Cost at High Volumes

In some cases, IT managers opt for Linux because they feel the open source model allows them to build out their systems without being limited by a proprietary model. Open source means lower license fees and fewer restrictions, or so the thinking goes.

But this is belief is a fallacy, in Federle’s view. There are, he estimates, some 25,000 ISVs for the Microsoft platform, including the ones who also develop Linux software.
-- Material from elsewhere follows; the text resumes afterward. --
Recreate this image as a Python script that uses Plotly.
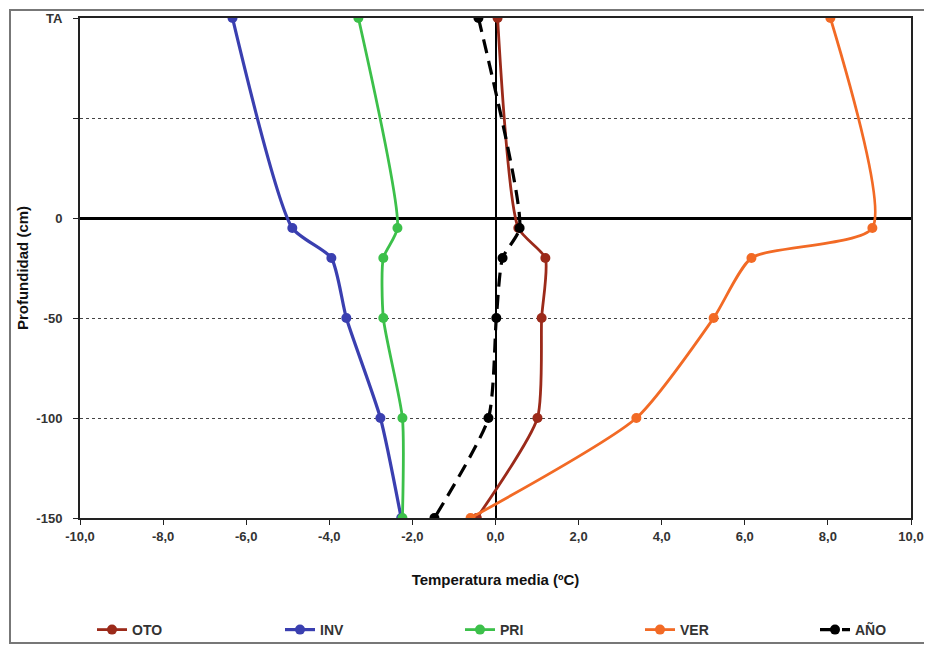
import plotly.graph_objects as go

# Depth levels (TA = air temperature plotted at +100)
depth = [100, -5, -20, -50, -100, -150]

oto = [0.05, 0.55, 1.20, 1.11, 1.01, -0.45]
inv = [-6.33, -4.89, -3.95, -3.59, -2.77, -2.27]
pri = [-3.30, -2.36, -2.70, -2.70, -2.24, -2.24]
ver = [8.06, 9.07, 6.16, 5.25, 3.39, -0.60]
ano = [-0.41, 0.58, 0.17, 0.02, -0.17, -1.47]

x_ticks = [-10, -8, -6, -4, -2, 0, 2, 4, 6, 8, 10]
x_labels = ["-10,0", "-8,0", "-6,0", "-4,0", "-2,0", "0,0", "2,0", "4,0", "6,0", "8,0", "10,0"]
y_ticks = [100, 50, 0, -50, -100, -150]
y_labels = ["TA", "", "0", "-50", "-100", "-150"]

series = [
    ("OTO", oto, "#9b2a1a", "solid", 2.8),
    ("INV", inv, "#3a3fb0", "solid", 3.2),
    ("PRI", pri, "#3cc04a", "solid", 2.8),
    ("VER", ver, "#f26a25", "solid", 2.8),
    ("AÑO", ano, "#000000", "14px,8px", 3.2),
]

# page body has an 8px margin; figure placed at (8,8) on screen
OFF = 8
PL, PT, PW, PH = 80, 18, 831, 500  # plot area in screen pixels

def px_x(sx):
    return (sx - PL) / PW

def px_y(sy):
    return (PT + PH - sy) / PH

legend_names = ["legend", "legend2", "legend3", "legend4", "legend5"]
legend_text_x = [132, 320, 500, 680, 855]

font_family = "Liberation Sans, Arial, sans-serif"

fig = go.Figure()
for (name, vals, col, dash, w), lg in zip(series, legend_names):
    fig.add_trace(go.Scatter(
        x=vals, y=depth, name=name, mode="lines+markers",
        line=dict(color=col, width=w, dash=dash, shape="spline", smoothing=0.6),
        marker=dict(color=col, size=10),
        legend=lg,
    ))

legend_layouts = {}
for lg, tx in zip(legend_names, legend_text_x):
    legend_layouts[lg] = dict(
        orientation="h", x=px_x(tx - 40), xanchor="left",
        y=px_y(630), yanchor="middle",
        font=dict(family=font_family, size=14, color="#333", weight="bold"),
        bgcolor="rgba(0,0,0,0)",
    )

fig.update_layout(
    width=932 - OFF, height=646 - OFF,
    margin=dict(l=PL - OFF, r=932 - PL - PW, t=PT - OFF,
                b=646 - PT - PH, autoexpand=False),
    paper_bgcolor="white", plot_bgcolor="white",
    font=dict(family=font_family, size=12, color="#222"),
    showlegend=True,
    xaxis=dict(
        range=[-10, 10], tickvals=x_ticks, ticktext=x_labels,
        showgrid=False, zeroline=True, zerolinecolor="black", zerolinewidth=2,
        showline=True, linecolor="#222", linewidth=2, mirror=True,
        ticks="outside", ticklen=5, tickcolor="#222",
        tickfont=dict(family=font_family, size=13, color="#333", weight="bold"),
        title=dict(text="<b>Temperatura media (ºC)</b>",
                   font=dict(family=font_family, size=15, color="#111"), standoff=32),
    ),
    yaxis=dict(
        range=[-150, 100], tickvals=y_ticks, ticktext=y_labels,
        showgrid=True, gridcolor="#444", griddash="dot", gridwidth=1,
        zeroline=True, zerolinecolor="black", zerolinewidth=2.5,
        showline=True, linecolor="#222", linewidth=2, mirror=True,
        ticks="outside", ticklen=5, tickcolor="#222", ticklabelstandoff=8,
        tickfont=dict(family=font_family, size=13, color="#333", weight="bold"),
        title=dict(text="<b>Profundidad (cm)</b>",
                   font=dict(family=font_family, size=15, color="#111"), standoff=4),
    ),
    shapes=[dict(type="rect", xref="paper", yref="paper",
                 x0=px_x(10), x1=px_x(928), y0=px_y(643), y1=px_y(10),
                 line=dict(color="#777", width=2))],
    **legend_layouts,
)

fig.write_html("out.html")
Such an immense pool of developers provides great flexibility for a Windows-based enterprise.

Moreover, “Saying the cost of [Linux] software is ‘free,’ it’s ‘freeware,’ well, no – if you’re going to run it in production you have to go buy the MySQL licenses, you have to buy the Oracle licenses.” And while Red Hat software is “dirt cheap,” it isn’t free, he notes.

Windows server software is quite modestly priced, he says. One of the server software licensees is $3,000, a low sum, and if companies buy in bulk this can be lowered to approximately $1,500. An enterprise the size of, say, Boeing, might spend no more than $300,000 to $500,000, a minor cost given its corporate girth. “They’re not going to save much money by going over to Linux.”

Heterogeneous Environments

Today’s IT infrastructures, Federle notes, are highly heterogeneous. Windows sits next to Linux, which sometimes lives on a network with Unix or an IBM mainframe.

“If you’re talking about a large organization, the likelihood that they’re going to be able to run a homogenous environment is pretty slim,” he says.

Yet this heterogeneity comes at a cost. Certain resources aren’t as easily leveraged when multiple OSes are cobbled together. Consequently, “you want to keep it as simple as you can, and you want to stick to your rules as much as you can.”

And you want to (and this is where it gets tricky) make your decisions based on sound business principles rather than emotional preferences. It’s best to avoid religion when choosing your operating system – if possible.